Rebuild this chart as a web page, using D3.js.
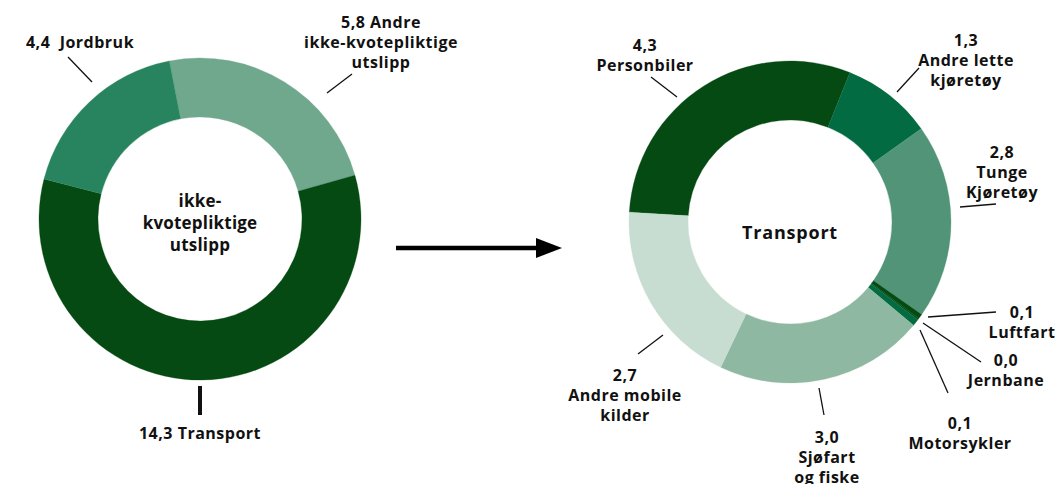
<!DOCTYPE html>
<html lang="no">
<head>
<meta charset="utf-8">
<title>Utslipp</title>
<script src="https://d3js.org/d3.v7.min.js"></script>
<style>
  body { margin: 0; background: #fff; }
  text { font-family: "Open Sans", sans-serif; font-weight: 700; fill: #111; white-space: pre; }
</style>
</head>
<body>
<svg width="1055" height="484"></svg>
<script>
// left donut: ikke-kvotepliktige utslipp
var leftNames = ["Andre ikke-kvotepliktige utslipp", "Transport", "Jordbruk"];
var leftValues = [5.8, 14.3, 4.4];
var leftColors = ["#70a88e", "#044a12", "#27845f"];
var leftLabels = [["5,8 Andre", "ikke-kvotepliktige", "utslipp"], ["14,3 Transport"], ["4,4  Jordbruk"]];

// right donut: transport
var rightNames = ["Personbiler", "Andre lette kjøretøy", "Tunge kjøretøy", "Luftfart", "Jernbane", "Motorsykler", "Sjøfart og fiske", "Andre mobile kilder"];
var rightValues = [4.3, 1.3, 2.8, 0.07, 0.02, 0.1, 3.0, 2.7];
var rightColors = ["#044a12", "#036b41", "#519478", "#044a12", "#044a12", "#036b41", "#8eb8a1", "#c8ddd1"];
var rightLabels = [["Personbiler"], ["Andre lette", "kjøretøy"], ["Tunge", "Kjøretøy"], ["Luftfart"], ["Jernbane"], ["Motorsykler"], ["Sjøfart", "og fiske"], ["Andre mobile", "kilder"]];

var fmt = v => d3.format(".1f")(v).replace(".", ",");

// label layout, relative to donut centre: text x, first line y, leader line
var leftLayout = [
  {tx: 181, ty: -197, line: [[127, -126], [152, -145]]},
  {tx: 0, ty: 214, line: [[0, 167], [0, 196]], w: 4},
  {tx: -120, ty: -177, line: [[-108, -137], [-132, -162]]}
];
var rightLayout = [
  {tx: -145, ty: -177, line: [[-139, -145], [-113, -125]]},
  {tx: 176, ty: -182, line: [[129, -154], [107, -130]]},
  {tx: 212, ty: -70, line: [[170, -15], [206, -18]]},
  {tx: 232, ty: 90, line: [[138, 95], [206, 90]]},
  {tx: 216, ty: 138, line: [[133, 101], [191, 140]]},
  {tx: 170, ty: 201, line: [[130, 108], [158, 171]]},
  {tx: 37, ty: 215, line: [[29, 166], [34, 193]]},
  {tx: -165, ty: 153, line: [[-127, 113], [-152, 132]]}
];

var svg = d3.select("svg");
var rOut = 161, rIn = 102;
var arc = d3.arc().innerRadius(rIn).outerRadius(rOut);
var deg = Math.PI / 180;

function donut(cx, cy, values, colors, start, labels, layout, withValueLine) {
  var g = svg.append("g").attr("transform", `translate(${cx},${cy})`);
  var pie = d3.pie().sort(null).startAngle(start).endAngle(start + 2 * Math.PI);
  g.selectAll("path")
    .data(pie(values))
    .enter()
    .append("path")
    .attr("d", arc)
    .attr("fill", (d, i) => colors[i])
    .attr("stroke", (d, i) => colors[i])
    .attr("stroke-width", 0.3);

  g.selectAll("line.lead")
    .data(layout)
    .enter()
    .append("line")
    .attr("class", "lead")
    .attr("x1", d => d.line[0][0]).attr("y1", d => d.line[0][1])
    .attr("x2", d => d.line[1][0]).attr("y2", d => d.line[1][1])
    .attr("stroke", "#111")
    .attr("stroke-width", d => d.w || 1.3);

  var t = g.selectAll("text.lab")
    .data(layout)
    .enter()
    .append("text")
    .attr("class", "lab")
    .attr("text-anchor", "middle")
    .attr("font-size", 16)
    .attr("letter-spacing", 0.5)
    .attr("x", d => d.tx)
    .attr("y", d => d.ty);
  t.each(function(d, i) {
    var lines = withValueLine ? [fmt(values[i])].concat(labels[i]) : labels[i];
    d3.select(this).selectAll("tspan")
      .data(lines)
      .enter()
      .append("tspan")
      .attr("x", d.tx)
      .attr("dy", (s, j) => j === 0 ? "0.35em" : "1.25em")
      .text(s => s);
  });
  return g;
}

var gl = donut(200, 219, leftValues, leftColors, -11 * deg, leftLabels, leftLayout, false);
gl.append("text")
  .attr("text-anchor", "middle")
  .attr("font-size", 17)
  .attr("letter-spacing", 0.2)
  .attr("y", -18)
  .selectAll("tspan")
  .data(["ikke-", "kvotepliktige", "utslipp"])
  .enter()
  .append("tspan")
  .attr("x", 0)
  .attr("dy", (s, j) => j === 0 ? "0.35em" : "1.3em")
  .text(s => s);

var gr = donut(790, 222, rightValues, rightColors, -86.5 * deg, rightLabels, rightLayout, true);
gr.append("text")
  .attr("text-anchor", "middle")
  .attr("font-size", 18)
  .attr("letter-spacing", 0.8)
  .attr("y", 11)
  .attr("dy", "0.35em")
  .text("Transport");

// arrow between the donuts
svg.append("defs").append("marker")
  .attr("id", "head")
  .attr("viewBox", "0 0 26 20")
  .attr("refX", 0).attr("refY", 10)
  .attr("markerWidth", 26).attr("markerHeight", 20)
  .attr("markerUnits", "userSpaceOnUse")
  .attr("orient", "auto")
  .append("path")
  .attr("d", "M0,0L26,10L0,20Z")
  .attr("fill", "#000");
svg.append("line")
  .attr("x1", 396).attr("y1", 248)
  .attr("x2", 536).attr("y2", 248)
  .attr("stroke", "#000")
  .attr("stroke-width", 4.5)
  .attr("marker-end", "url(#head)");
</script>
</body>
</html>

------------------------------------------------------------

Search the listing for the string "this". Copy each line where it turns up.

Rebuild this chart as a web page, using D3.js.
    d3.select(this).selectAll("tspan")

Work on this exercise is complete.